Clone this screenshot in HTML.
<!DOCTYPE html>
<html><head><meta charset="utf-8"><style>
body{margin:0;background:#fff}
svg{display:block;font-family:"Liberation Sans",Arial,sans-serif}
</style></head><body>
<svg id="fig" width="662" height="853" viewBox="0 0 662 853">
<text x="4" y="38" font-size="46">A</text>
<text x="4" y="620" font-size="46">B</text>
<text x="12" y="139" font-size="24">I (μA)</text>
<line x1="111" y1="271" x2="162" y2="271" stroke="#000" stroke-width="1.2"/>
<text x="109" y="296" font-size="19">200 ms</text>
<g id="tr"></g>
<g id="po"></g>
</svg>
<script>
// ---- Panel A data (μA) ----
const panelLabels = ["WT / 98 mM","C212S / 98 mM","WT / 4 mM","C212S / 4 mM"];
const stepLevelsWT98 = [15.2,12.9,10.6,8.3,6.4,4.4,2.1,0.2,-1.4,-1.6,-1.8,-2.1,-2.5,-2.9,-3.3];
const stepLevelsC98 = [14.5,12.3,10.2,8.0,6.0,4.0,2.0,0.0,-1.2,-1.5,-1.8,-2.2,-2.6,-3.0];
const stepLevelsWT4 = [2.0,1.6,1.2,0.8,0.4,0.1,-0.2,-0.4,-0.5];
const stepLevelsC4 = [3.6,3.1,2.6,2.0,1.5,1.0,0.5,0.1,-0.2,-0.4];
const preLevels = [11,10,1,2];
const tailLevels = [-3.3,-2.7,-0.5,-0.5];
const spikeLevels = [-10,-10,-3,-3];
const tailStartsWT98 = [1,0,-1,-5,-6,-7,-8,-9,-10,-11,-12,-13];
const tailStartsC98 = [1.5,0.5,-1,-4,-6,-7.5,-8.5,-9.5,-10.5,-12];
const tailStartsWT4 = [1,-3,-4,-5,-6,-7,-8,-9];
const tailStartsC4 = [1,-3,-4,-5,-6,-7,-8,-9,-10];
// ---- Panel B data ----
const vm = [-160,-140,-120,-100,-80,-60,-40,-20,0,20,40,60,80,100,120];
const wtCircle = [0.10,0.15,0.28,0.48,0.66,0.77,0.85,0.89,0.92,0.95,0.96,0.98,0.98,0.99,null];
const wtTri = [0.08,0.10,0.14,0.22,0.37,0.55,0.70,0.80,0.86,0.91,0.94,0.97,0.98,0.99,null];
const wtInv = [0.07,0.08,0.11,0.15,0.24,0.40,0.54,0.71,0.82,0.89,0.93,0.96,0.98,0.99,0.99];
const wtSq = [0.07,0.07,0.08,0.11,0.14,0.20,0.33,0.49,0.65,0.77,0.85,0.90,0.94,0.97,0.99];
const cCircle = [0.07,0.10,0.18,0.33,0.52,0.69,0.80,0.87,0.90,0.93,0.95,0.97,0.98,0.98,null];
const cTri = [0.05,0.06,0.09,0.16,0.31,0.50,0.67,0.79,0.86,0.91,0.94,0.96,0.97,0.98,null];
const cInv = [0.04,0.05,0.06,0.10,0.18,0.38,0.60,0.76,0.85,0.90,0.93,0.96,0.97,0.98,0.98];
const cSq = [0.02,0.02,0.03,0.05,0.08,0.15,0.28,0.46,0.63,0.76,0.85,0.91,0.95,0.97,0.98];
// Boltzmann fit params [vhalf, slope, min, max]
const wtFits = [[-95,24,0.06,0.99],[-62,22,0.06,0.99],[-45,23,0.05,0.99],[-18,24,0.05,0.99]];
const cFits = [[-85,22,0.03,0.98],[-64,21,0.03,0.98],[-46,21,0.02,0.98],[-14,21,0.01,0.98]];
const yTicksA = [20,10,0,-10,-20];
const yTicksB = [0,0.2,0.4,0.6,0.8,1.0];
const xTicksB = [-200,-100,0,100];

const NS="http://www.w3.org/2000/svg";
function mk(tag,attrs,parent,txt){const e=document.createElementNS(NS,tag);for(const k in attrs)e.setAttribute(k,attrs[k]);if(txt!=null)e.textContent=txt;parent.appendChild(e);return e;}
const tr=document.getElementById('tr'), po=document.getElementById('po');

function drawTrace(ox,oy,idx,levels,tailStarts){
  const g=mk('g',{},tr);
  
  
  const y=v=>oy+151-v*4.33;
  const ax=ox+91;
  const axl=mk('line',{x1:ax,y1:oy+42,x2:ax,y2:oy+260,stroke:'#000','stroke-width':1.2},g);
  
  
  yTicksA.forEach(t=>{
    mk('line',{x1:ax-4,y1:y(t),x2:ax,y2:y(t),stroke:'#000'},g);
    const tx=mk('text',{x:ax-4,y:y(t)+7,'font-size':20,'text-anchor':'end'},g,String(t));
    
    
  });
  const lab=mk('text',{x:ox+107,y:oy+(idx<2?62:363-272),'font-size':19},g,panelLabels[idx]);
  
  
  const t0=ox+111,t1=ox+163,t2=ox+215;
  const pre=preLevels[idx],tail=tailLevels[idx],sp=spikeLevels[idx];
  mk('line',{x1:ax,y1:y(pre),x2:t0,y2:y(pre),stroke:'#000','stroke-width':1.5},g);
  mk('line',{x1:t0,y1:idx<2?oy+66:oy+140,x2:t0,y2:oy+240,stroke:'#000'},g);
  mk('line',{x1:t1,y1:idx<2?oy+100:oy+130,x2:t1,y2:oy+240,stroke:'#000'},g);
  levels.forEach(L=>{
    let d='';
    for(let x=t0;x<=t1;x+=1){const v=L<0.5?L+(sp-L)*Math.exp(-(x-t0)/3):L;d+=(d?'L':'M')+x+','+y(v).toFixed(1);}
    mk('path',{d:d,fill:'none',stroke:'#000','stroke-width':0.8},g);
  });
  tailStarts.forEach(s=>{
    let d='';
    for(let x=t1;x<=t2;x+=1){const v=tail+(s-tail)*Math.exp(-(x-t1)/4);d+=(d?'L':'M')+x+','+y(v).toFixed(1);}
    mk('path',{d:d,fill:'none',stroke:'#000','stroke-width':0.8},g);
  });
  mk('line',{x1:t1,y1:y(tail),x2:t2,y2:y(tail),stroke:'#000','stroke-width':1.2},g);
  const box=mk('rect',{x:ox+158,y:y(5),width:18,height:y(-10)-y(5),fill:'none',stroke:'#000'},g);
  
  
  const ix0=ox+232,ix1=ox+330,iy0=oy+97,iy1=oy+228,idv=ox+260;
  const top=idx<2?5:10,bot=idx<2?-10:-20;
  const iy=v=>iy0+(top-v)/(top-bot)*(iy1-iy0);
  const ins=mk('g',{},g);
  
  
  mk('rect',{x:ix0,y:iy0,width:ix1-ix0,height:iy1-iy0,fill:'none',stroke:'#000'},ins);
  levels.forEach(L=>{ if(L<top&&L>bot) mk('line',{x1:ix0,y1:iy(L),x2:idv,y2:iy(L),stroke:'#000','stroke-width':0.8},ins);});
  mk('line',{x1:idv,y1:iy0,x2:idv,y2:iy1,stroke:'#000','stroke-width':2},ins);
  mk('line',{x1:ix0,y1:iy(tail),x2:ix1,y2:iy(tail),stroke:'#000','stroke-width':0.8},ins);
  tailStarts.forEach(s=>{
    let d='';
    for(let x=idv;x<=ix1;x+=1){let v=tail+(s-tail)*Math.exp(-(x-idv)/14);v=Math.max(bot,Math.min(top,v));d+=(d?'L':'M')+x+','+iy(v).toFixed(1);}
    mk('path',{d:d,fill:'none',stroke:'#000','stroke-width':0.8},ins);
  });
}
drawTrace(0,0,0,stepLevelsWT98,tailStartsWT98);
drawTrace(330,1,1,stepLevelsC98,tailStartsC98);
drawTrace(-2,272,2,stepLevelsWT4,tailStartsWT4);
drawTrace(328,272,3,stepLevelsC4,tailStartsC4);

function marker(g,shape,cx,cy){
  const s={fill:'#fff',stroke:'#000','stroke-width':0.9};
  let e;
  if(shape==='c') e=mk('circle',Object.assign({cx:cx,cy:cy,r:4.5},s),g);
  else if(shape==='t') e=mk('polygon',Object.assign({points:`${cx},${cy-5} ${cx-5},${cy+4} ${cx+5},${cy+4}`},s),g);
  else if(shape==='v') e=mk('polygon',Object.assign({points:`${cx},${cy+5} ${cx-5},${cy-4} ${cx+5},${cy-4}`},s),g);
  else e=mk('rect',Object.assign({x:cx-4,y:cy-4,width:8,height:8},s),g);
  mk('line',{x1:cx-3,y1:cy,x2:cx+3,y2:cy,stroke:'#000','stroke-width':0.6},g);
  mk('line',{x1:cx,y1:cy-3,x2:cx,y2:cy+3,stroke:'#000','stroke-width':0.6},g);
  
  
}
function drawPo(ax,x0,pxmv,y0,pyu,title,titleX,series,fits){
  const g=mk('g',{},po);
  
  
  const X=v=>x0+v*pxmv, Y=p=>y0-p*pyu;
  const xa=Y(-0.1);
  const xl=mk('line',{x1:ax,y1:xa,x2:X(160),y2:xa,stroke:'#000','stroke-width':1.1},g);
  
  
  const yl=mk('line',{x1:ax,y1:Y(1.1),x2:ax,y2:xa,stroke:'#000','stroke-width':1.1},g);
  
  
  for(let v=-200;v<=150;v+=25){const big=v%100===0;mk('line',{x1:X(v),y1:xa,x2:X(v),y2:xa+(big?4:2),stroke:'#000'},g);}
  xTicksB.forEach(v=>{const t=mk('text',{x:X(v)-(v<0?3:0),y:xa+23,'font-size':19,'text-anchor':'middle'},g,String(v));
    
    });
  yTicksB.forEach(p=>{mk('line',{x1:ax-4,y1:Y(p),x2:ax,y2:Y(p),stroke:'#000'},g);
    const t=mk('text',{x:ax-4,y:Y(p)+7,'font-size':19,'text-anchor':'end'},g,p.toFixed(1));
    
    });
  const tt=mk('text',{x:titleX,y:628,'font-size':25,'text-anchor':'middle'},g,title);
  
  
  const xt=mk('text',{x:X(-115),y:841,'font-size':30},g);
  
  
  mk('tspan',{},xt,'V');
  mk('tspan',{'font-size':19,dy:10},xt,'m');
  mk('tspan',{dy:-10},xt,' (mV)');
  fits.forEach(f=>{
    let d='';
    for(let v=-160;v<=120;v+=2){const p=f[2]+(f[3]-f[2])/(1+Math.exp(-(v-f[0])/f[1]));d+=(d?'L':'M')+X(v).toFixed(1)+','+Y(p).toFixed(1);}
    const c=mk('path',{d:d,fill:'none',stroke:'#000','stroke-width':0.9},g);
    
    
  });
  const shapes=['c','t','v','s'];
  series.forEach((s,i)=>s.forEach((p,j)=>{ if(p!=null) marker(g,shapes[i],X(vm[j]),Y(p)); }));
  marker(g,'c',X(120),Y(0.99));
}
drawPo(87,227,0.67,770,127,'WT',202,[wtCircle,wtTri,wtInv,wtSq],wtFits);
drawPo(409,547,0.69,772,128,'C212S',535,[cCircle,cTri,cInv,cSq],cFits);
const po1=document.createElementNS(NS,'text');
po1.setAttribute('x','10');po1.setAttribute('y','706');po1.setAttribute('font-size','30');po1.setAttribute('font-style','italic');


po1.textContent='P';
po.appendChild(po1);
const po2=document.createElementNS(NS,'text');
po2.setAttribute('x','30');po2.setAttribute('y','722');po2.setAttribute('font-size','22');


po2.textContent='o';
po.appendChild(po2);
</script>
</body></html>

○ ○ ○ ○

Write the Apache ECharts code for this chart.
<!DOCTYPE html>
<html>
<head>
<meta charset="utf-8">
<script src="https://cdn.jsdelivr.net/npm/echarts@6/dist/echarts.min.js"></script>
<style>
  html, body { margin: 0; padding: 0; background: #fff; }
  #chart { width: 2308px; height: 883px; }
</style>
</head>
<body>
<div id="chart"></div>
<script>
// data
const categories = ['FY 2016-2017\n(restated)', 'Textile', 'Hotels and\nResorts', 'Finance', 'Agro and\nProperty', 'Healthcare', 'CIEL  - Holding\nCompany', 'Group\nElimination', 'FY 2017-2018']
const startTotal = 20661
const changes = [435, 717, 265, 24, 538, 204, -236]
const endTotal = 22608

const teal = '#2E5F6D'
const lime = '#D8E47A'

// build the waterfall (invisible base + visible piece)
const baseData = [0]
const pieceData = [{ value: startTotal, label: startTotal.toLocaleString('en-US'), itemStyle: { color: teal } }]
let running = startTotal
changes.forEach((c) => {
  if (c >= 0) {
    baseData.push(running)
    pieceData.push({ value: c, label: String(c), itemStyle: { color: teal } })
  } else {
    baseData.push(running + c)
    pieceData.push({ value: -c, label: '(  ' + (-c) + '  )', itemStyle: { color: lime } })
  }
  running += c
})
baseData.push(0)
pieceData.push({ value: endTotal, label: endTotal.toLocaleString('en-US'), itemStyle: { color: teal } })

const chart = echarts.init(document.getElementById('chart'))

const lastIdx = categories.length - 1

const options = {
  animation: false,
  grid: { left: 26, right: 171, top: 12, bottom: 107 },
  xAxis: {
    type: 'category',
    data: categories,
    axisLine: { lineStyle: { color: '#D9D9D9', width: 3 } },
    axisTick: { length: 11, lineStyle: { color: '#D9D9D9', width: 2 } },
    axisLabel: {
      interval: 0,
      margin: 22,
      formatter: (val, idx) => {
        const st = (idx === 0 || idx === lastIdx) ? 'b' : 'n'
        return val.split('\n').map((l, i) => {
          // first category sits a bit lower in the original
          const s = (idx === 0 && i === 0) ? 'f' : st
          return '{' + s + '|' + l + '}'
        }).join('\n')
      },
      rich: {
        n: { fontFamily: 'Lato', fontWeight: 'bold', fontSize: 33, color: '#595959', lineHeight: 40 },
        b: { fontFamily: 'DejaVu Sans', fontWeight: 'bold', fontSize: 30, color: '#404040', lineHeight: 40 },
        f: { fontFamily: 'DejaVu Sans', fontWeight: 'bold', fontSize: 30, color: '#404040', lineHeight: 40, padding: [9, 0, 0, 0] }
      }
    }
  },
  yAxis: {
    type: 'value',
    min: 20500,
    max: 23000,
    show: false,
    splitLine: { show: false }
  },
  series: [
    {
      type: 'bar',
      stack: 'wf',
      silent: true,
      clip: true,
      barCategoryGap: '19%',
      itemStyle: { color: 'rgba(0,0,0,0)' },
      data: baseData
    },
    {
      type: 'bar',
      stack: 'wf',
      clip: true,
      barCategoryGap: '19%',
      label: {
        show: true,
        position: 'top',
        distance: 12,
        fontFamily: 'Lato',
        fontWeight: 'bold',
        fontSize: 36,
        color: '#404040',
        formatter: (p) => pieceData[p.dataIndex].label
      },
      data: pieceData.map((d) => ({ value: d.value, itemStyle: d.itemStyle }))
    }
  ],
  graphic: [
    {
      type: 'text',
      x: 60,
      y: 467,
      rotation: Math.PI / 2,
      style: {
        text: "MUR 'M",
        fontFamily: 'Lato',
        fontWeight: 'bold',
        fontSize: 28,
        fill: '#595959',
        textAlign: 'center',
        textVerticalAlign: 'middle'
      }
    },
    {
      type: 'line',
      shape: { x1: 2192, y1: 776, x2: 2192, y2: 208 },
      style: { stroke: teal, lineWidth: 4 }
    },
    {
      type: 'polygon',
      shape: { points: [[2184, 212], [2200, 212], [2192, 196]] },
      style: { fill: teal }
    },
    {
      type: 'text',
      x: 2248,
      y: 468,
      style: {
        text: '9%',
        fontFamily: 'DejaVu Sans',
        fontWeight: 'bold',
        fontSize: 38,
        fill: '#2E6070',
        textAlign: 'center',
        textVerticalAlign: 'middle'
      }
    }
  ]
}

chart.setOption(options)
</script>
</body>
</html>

○ ○ ○ ○

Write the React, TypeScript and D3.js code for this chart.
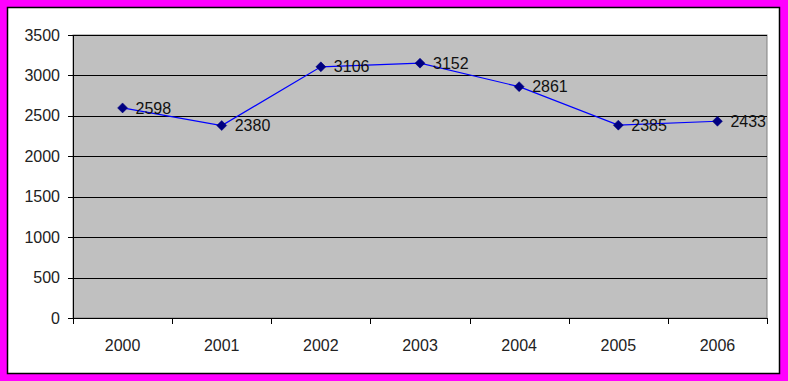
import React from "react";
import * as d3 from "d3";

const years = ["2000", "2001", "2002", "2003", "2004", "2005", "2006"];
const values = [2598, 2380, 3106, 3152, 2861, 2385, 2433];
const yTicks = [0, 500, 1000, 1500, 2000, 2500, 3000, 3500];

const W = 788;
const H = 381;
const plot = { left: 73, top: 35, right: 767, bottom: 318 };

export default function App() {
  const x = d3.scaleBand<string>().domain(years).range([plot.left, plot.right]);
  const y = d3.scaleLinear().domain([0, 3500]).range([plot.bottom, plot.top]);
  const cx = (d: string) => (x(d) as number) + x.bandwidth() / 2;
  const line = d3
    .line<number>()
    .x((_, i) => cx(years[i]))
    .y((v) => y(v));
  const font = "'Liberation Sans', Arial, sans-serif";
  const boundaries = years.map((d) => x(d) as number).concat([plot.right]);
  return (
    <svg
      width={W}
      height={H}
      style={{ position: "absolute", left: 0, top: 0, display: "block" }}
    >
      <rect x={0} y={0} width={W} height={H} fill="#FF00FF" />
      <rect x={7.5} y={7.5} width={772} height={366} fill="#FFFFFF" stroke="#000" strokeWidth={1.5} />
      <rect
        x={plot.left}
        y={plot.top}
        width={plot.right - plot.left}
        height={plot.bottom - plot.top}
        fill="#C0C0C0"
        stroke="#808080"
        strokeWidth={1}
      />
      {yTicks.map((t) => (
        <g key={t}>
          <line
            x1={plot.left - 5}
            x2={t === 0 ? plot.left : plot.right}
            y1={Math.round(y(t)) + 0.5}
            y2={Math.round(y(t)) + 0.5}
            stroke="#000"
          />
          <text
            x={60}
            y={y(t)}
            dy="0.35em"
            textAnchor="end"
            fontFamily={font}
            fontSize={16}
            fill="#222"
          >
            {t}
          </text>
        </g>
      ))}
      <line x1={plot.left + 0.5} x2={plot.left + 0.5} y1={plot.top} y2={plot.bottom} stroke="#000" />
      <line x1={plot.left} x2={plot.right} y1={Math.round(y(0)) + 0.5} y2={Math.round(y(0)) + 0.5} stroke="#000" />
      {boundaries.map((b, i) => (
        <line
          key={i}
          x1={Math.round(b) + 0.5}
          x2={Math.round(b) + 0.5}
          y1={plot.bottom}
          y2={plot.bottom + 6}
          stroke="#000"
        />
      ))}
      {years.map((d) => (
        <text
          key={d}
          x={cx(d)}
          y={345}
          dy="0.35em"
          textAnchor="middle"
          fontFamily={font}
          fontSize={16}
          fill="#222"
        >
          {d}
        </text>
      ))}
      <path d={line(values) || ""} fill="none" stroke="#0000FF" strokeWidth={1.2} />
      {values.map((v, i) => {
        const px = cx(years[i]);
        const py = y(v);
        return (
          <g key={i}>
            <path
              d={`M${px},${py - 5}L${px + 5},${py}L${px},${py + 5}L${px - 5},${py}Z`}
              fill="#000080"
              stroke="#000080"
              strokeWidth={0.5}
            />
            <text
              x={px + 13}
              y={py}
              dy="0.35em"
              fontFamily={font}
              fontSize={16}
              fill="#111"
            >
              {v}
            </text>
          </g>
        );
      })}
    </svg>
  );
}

○ ○ ○ ○

▶ Short task:
Among the lines of the data above, count those holding "code" and state only the number.

▶ Task output:
2